Launch of new sugar tax leaves ‘bitter taste’ when it comes to oral health
This Friday, April 6, will see the introduction of the Soft Drinks Industry Levy (Enforcement) Regulations 2018, otherwise known as the sugar tax, which has been hailed as one of the United Kingdom’s most revolutionary health initiatives in recent years.
But its introduction has left a bitter taste in the mouths of oral health campaigners, who feel that it does not go far enough in addressing Britain’s current dental health crisis, which has been largely caused by sugar.
The government has guaranteed that every penny of the money raised will go towards improving children’s health, including by doubling the primary sports premium to improve the quality of PE in schools.
Yet campaigners are angry that no funds have been pledged towards improving education on oral health or on action to help reduce the impact of sugar on teeth.

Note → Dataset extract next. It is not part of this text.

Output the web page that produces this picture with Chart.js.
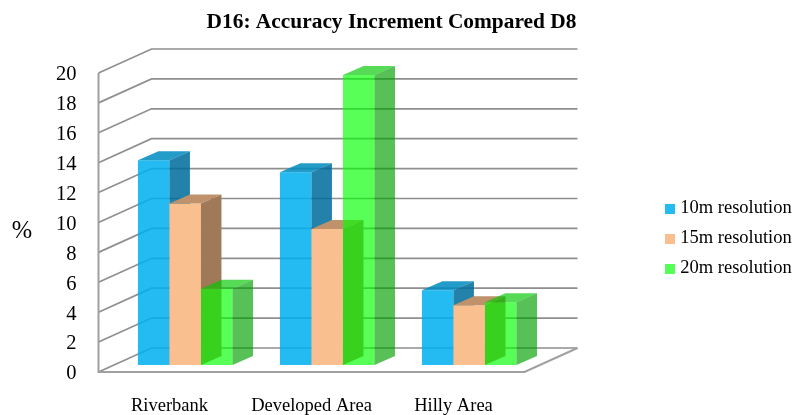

Nigel Carter, chief executive of charity the Oral Health Foundation, said, “The sugar tax falls short when it comes to oral health and it does not do enough to address the crisis we have seen develop as a result of excessive sugar consumption in the UK over recent years.
“Tooth decay is the number one reason why children have a general anaesthetic in hospital in England. The Local Government Association (LGA) have recorded that there were nearly 43,000 hospital operations to remove unhealthy teeth in children in the last year alone. It is an utterly heart-breaking situation and something no child should go through.
“This is part of a wider children’s dental health problem in England. More than one in ten (12 per cent) three-year olds suffer from tooth decay and this increases to one in four (25 per cent) as they reach five years’ old.
“The government have somewhat ignored this when they developed the sugar tax and have failed millions of children by not recognising and reacting effectively enough to the risk posed to their oral health by sugary drinks.”
The sugar tax on soft drinks will place a levy on manufactures of 18p per litre for fizzy drinks with total sugar content above 5g per 100 millilitres and 24p per litre drinks with more than 8g per 100 millilitres.
Since the levy was announced in Spring 2016, chancellor of the Exchequer, Philip Hammond, has said that it will raise significantly less funds than originally forecasted because manufacturers have been effective in reformulation to remove sugar from their products.
The chancellor described this as "good news" for children and maintained the government’s promise that the Education Department will still receive the £1bn originally earmarked from the levy.
In this statement, the government once again ignored the role sugar plays in creating one of the biggest health issues in the UK, in tooth decay. They have also failed to address the concerns raised by oral health campaigners following the levy’s initial introduction.
Nigel Carter added, “We welcome the move that some soft drinks companies have made in reformulating their products to reduce the amount of sugar that is in them, reducing sugar consumption will always have a positive effect on oral health and we wait to see what effect this move will have.
“Sadly, some companies have seen the sugar levy as an opportunity for double profiteering, with Coca-Cola not only passing on the cost of the sugar levy to consumers with price rises but also reducing the sizes of their drinks across their range.
“It is highly unlikely that price increases or pack size reductions will have any effect on sales, as demonstrated by recent changes seen in some chocolate and confectionary products. Unfortunately, in its current state we cannot see the sugar tax having any meaningful effect on oral health.
“We are also severely disappointed that there seems to be no sustained effort by government to build on the current sugar tax proposals which have turned a blind eye to addressing pure fruit juices, milk-based drinks and multi-packs; products which are also highly dangerous to our health.
“We want to see the sugar tax reviewed with a greater focus on oral health, it needs to cover more products and also must seriously consider putting some of the funds it generates into oral health preventive programmes in schools, which have been proved to be effective.
“We will continue to campaign to make sure oral health is no longer ignored as part of government policy and to ensure that the oral health of the nation is improved.”